John Abraham, Sonal Sehgal, Anaitha Nair, Girish Karnad, Farida Jalal, Prateeksha Lonkar
Practically every new-age filmmaker wants to attempt a real story on celluloid. Stories which are straight out of life. These stories generally strike a chord with the audience if narrated convincingly and, most importantly, narrated within commercial parameters.
Nagesh Kukunoor has been a frontrunner as far as choosing and narrating real stories are concerned. Aashayein, too, seems like 'our' story. Here's a man who suddenly discovers that he has a few months to live. The indomitable spirit of living life to the fullest, under all circumstances, is what you expect from him.
But Aashayein gets so bizarre and abstract that you feel anesthetised after a point. Sadly, you don't react to the characters, you don't react to the film either.
Like Kukunoor's previous attempts, Aashayein is sensitively told and has several poignant and heart wrenching moments, but the story strays from realism and ends up being a fantasy, which leaves a sour taste in your mouth. The entire Raiders of the Lost Ark track, with John imagining himself in Harrison Ford's boots, is weird.
Final word? Aashayein just doesn't meet the aashayein of the viewer.
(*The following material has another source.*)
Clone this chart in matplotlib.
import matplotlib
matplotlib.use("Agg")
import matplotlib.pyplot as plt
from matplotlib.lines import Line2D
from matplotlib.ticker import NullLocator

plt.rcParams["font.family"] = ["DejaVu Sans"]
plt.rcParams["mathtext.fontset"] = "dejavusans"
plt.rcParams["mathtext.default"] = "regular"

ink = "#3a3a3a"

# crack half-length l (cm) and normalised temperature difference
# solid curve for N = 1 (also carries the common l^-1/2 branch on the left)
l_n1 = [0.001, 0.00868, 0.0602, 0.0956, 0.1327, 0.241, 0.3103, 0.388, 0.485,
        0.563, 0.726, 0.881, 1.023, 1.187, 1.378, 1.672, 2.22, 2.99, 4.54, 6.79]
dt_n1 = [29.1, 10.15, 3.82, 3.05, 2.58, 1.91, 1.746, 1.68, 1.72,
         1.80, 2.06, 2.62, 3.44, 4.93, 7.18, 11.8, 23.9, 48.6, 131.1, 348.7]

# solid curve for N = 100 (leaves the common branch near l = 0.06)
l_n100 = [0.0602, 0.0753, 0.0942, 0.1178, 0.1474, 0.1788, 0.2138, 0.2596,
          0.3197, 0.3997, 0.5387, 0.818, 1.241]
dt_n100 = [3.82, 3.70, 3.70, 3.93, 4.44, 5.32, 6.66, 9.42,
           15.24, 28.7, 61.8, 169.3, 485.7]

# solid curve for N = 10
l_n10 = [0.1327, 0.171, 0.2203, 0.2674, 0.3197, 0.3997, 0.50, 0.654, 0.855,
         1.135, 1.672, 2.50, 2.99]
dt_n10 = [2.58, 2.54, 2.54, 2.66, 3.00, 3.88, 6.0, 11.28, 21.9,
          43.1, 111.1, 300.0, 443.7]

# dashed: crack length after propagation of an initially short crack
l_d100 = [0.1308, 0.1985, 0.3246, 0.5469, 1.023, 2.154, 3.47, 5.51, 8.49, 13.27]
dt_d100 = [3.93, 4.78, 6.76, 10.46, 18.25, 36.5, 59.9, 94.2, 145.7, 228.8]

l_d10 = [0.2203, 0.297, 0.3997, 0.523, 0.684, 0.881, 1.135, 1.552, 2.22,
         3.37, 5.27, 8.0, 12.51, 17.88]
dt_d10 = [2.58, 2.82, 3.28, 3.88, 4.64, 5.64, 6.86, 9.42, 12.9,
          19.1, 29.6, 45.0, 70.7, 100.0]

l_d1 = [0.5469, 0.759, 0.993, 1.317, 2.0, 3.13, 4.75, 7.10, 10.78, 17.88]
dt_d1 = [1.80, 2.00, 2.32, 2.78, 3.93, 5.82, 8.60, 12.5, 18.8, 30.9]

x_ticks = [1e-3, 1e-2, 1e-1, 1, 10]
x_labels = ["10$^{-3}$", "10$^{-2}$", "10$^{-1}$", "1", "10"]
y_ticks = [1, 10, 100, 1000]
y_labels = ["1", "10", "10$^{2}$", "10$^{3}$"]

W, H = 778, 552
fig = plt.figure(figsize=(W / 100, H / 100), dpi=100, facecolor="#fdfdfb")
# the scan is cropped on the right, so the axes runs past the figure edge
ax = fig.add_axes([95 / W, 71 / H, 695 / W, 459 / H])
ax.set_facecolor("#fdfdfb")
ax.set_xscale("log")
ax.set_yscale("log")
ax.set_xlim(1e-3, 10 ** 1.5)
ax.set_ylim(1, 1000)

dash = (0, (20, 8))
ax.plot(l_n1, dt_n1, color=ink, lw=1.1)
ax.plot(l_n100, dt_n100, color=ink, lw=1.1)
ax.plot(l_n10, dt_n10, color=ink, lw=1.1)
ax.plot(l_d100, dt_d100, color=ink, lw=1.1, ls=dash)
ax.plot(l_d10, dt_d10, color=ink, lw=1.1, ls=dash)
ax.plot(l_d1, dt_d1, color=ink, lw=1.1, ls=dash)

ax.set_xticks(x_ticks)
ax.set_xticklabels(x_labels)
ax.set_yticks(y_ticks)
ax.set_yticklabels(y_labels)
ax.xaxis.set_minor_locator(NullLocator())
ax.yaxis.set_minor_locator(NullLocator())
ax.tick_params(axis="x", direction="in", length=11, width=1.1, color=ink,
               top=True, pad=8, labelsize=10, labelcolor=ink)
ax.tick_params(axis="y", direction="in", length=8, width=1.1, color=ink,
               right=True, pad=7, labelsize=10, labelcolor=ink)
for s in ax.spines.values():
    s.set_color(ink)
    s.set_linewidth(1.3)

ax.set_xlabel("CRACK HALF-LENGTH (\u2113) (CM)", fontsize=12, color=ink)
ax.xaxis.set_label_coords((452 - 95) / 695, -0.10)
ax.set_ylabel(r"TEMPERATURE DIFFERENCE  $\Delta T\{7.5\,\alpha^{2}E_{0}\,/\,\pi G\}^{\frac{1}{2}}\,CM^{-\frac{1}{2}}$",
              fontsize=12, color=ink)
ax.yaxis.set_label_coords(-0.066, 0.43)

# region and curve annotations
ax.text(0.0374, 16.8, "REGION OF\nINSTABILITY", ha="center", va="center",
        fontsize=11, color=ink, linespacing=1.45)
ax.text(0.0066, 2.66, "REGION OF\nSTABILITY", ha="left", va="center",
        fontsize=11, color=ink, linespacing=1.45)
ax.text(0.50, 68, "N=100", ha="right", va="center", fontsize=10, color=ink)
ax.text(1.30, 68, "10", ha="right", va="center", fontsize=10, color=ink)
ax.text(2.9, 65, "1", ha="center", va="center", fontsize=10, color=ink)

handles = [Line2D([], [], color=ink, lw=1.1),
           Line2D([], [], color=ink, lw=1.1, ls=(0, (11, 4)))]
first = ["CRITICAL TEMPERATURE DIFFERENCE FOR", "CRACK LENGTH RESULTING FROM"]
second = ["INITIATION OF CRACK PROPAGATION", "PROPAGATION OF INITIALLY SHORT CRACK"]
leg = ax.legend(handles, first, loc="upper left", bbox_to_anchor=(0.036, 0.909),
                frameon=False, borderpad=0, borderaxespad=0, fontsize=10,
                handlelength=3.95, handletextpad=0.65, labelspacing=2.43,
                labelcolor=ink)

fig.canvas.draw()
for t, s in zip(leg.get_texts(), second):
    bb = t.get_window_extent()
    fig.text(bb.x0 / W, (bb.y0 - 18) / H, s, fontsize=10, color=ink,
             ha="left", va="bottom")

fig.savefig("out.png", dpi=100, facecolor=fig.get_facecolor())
At a party to celebrate his big win at gambling, Rahul [John Abraham] proposes to his girlfriend Nafisa [Sonal Sehgal]. Within minutes of announcing his engagement, he collapses on the floor. After a medical diagnosis, Rahul discovers that he has only a few months left to live. He is diagnosed with lung cancer.
A distraught Rahul learns of a hospice and, without sounding off his girlfriend about it, packs his bags and leaves in the middle of the night. He meets a number of people at the hospice, who may have failing health, but have unfailing spirit.
For millions of viewers worldwide, Hrishikesh Mukherjee's classic Anand [Rajesh Khanna, Amitabh Bachchan] remains one of the best films on the matchless spirit of a person diagnosed with a terminal illness. The person in question [Rajesh Khanna] knows he doesn't have much time on hand and decides to spread light and cheer all around.
Though Aashayein has nothing to do with Anand [although there's a reference to the film], the least Kukunoor could've done was to narrate the story without getting into the fantasy zone. When you talk of matters as serious as death, you can't deviate from the topic.
Even the hospice looks more like a small-town resort where people have come for a vacation. The seriousness is clearly missing!
On the brighter side, the sequences between John and Anaitha Nair are wonderful. Ditto between John and Farida Jalal. Salim-Sulaiman's music is in sync with the mood of the film. The song filmed on Shreyas Talpade is the pick of the lot.
Sudeep Chatterjee's camera captures the outdoors well. But the writing is imprecise and the culmination to this story is difficult to decipher.
Kukunoor is a master when it comes to extracting performances and Aashayein also boasts of sparkling performances by each and every member of the cast.
John puts a whitewash on his previous works and comes up with an honest and sincere performance. In fact, this film makes you forget that he's blessed with a striking personality. Instead, you notice the fine actor beneath the good looks and that's what makes you relate to this character for most parts.
Anaitha Nair is pure dynamite. Fiery, feisty, someone who can light fire in water. She's sure to make people notice her talent after this film.
Sonal Sehgal is efficient. Girish Karnad, Farida Jalal and Prateeksha Lonkar are perfect. Ashwin Chitale [as Govinda] is natural to the core. Vikram Inamdar [as Xavier, John's friend] is alright. Sonali Sachdev [doctor] is adequate. Shreyas Talpade appears in a song.
On the whole, Aashayein falters and fails on the writing level. Not much aasha from Aashayein. Nonetheless, the film has been made on a shoe-string budget and, therefore, the recovery from non-theatrical avenues would keep its distributors safe, although the returns from theatrical business would be disastrous.